JOIN CLUSTER

Note: for the most recent updates on the topic of cluster membership and node lifecycle, please also check:

In particular, CLI ais cluster add-remove-nodes suppots adding, removing, and maintainiing nodes within the cluster. It allows administrators to dynamically adjust the cluster’s composition, handle maintenance operations, and ensure availability and correctness during transitions when nodes are added or removed.

Also, see related:

Joining a Cluster: discovery URL

First, some basic facts. AIStore clusters can be deployed with an arbitrary number of AIStore proxies (a.k.a. gateways).

Each proxy/gateway implements RESTful APIs (both native and S3 compatible) and provides full access to user data stored in the cluster.

Each proxy collaborates with other proxies in the cluster to perform majority-voted HA failovers (section Highly Available Control Plane.

All electable proxies are functionally equivalent. The one that is elected as primary is, among other things, responsible to join nodes to the running cluster.

To facilitate node-joining in presence of disruptive events, such as:

network failures, and/or
partial or complete loss of local copies of aistore metadata (e.g., cluster maps)
to still be able to reconnect and restore operation, we also provide so called original and discovery URLs in the cluster configuration.

The latter is versioned, replicated, protected and distributed - solely by the elected primary.

March 2024 UPDATE: starting v3.23, the original URL does not track the “original” primary.
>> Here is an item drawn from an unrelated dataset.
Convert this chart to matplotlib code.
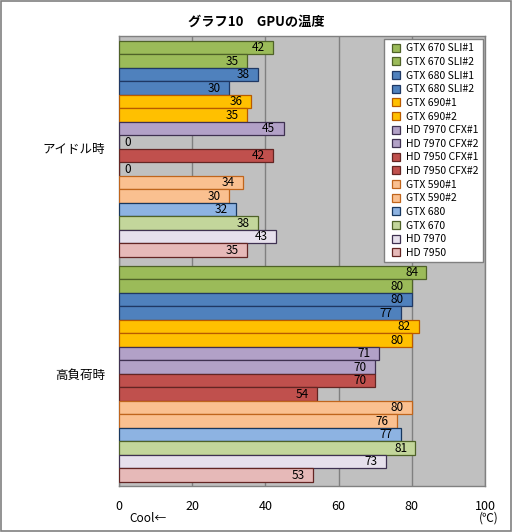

Instead, the current (or currently elected) primary takes full responsibility for updating both URLs with the single and singular purpose: optimizing time to join or rejoin cluster.

For instance:

When and if an HA event triggers automated failover, the role of the primary will be automatically assumed by a different proxy/gateway, with the corresponding cluster map (Smap) update getting synchronized across all running nodes.

A new node, however, could potentially experience a problem when trying to join an already deployed and running cluster - simply because its configuration may still be referring to the old primary. The original and discovery URLs (see AIStore configuration) are precisely intended to address this scenario.